7.2. Backup, Restore, and Disaster Recovery
Disaster recovery and data protection are critical components of FSx operational management:
-
Automated Backups:
For example, FSx for Windows File Server is automatically backed up daily to Amazon S3, ensuring that data is protected and can be restored if necessary. -
Restore Procedures:
In scenarios where a file system must be migrated (such as moving from a single-AZ to a multi-AZ deployment), backups can be used to restore the file system into a new configuration. However, restoring from backup to change capacity has limitations, reinforcing the need for migration strategies like DataSync. -
Replication and High Availability:
Single-AZ deployments provide in-AZ data replication, whereas Multi-AZ configurations replicate data synchronously between two availability zones, providing robust disaster recovery and automatic failover capabilities.

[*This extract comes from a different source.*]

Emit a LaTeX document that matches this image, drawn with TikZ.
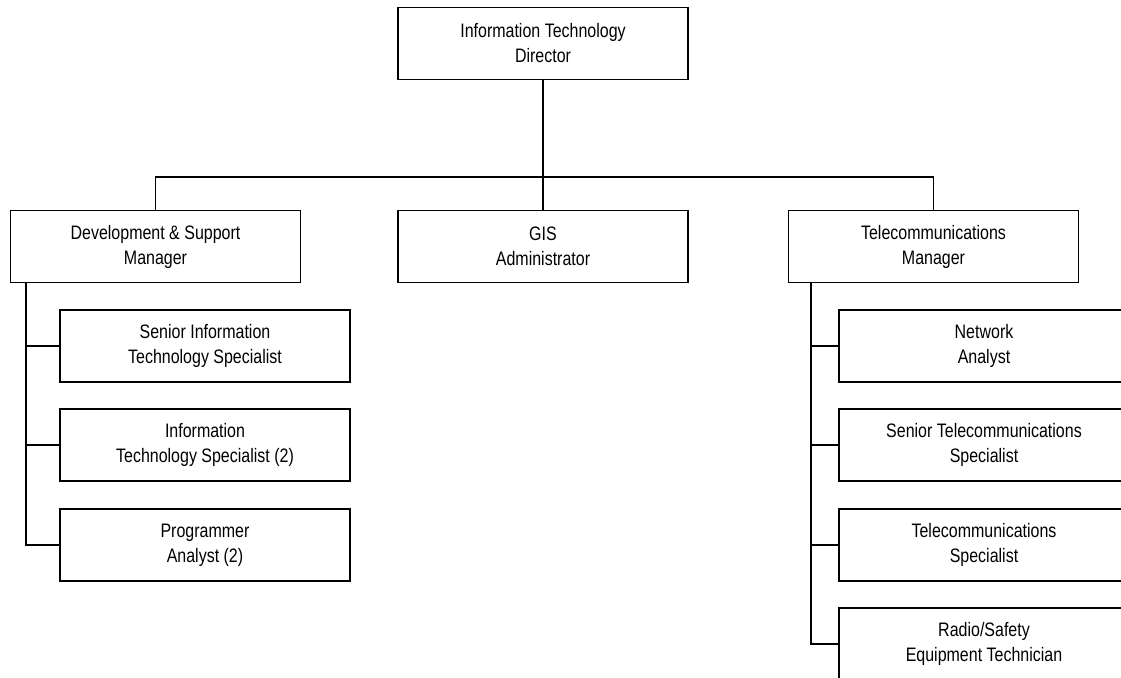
\documentclass[tikz,border=0pt]{standalone}
\usepackage{fontspec}
\setmainfont{Liberation Sans}[FakeStretch=0.82]
\begin{document}
\begin{tikzpicture}[x=1pt,y=-1pt,
  box/.style={draw, line width=1.4pt, minimum width=290pt, minimum height=72pt,
    inner sep=0pt, align=center, font=\fontsize{19.5}{25}\selectfont},
  link/.style={line width=1.4pt}]
\useasboundingbox (0,0) rectangle (1121,677);

% top level
\node[box] (dir) at (543,43.5) {Information Technology\\Director};

% second level
\node[box] (dev) at (155.5,246.5) {Development \& Support\\Manager};
\node[box] (gis) at (543,246.5) {GIS\\Administrator};
\node[box] (tel) at (933.5,246.5) {Telecommunications\\Manager};

% development & support staff
\node[box] (d1) at (205,346) {Senior Information\\Technology Specialist};
\node[box] (d2) at (205,445) {Information\\Technology Specialist (2)};
\node[box] (d3) at (205,545) {Programmer\\Analyst (2)};

% telecommunications staff
\node[box] (t1) at (984,346) {Network\\Analyst};
\node[box] (t2) at (984,445) {Senior Telecommunications\\Specialist};
\node[box] (t3) at (984,545) {Telecommunications\\Specialist};
\node[box] (t4) at (984,644) {Radio/Safety\\Equipment Technician};

% connectors
\coordinate (bar) at (543,177);
\draw[link] (dir.south) -- (gis.north);
\draw[link] (dev.north) |- (bar) -| (tel.north);

\draw[link] ([xshift=16pt]dev.south west) |- (d3.west);
\draw[link] ([xshift=16pt]dev.south west) |- (d1.west);
\draw[link] ([xshift=16pt]dev.south west) |- (d2.west);

\draw[link] ([xshift=23pt]tel.south west) |- (t4.west);
\draw[link] ([xshift=23pt]tel.south west) |- (t1.west);
\draw[link] ([xshift=23pt]tel.south west) |- (t2.west);
\draw[link] ([xshift=23pt]tel.south west) |- (t3.west);
\end{tikzpicture}
\end{document}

7.3. Single-AZ vs. Multi-AZ Tradeoffs
When designing a solution with FSx for Windows File Server, you must weigh the tradeoffs between Single-AZ and Multi-AZ deployments:
- Single-AZ Deployments:
- Data replication is confined within a single availability zone.
- Options include Single-AZ 1 (SSD-based) and Single-AZ 2 (offering both SSD and HDD storage).
- This configuration might be suitable for less critical workloads or where cost considerations outweigh the need for high availability.
- Multi-AZ Deployments:
- Provides synchronous replication between two availability zones.
- Automatically enables failover in the event of a file system failure, ensuring continuous availability.
- This configuration is generally recommended for critical workloads where downtime is unacceptable.
7.4. Migrating Between Single-AZ and Multi-AZ Deployments
Migrating from a single-AZ deployment to a multi-AZ deployment can be approached in two ways:
-
DataSync-Based Migration:
Create a new multi-AZ FSx for Windows File Server and use AWS DataSync to continuously replicate data from the single-AZ system to the new multi-AZ system. This method allows the original system to remain operational while the migration occurs in the background, minimizing downtime. -
Backup and Restore:
Alternatively, you can perform a backup of the single-AZ file system, shut it down, and then restore it into a multi-AZ configuration. This method results in some downtime but may be quicker for certain scenarios. The choice between these approaches depends on the availability requirements and operational constraints of your environment.
8. Conclusion
In this chapter, we explored each FSx offering in detail, examined their performance characteristics, and reviewed critical operational management practices—including volume resizing, backup and restore strategies, and the migration between single-AZ and multi-AZ deployments. These insights are essential for designing robust, high-performance file storage solutions on AWS and for making informed decisions on the appropriate FSx service based on workload requirements and operational objectives.